Conservationists are hoping this breeding season will bring the biggest-ever boost to New Zealand's critically endangered kākāpō population.

Two chicks, weighing a healthy 28 and 32 grams respectively, have hatched in the past two days, with more expected this week.

Department of Conservation kākāpō operations manager Deidre Vercoe says 2019 was predicted to be the biggest kākāpō breeding season on record with almost every breeding-age female expected to lay eggs.

"So far, things have got off to a great start with the birds mating earlier than expected resulting in a record 136 eggs to date," she said.


"Unfortunately, fertility has been particularly poor this year, potentially due to the number of young males breeding for the first time."

Less than half of these eggs would hatch into a kākāpō chick, and not every hatched chick would make it to adulthood.

"However, we're still hoping for anywhere between 30 to 50 chicks. With a population of 147 adults, this will be a huge boost for this taonga."

Because the birds began breeding so early, the team were moving eggs and chicks will be hand-reared in an effort to encourage "double clutching" – meaning they could nest twice in one season.

DoC's Kākāpō Recovery Programme, with the support of Ngāi Tahu, had been working on innovative new approaches to improve the breeding success of the critically endangered kākāpō.

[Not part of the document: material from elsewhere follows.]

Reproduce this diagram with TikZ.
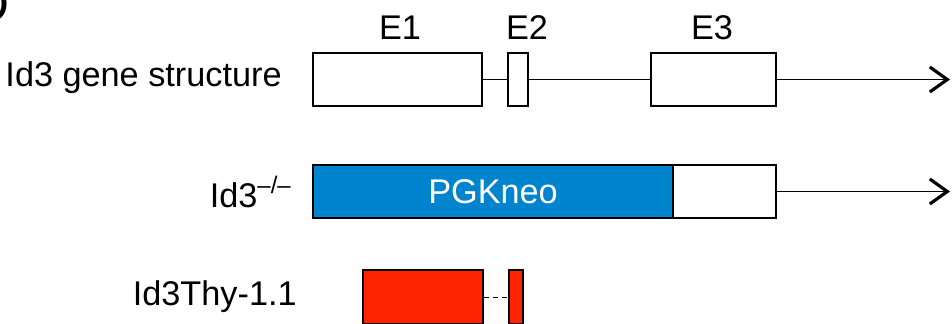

Two such projects are "Smart Eggs" and an assisted breeding (AB) programme.

"Both projects, funded by our national partner Meridian Energy, are experimental in nature, but both also have the potential to dramatically increase the success of kākāpō breeding."

Assisted breeding was essentially a helping hand for kākāpō to ensure they're getting the most out of the breeding season.


It involves semen collection, sperm analysis and artificial insemination.

"This is part of our efforts to ensure that all founders are genetically represented, and also to increase fertility, since multiple matings greatly increases the likelihood that a female will have fertile eggs," Vercoe said.

"AB allows us to replicate this with females who don't chose to mate multiple times themselves."

AB efforts would focus mainly on any second clutches.

Smart Eggs were 3D printed eggs that mimicked the sounds that would come from a real kākāpō egg just prior to hatching, which helped kākāpō mothers better prepare for the arrival of their chick, thus improving the care they get in those critical first days.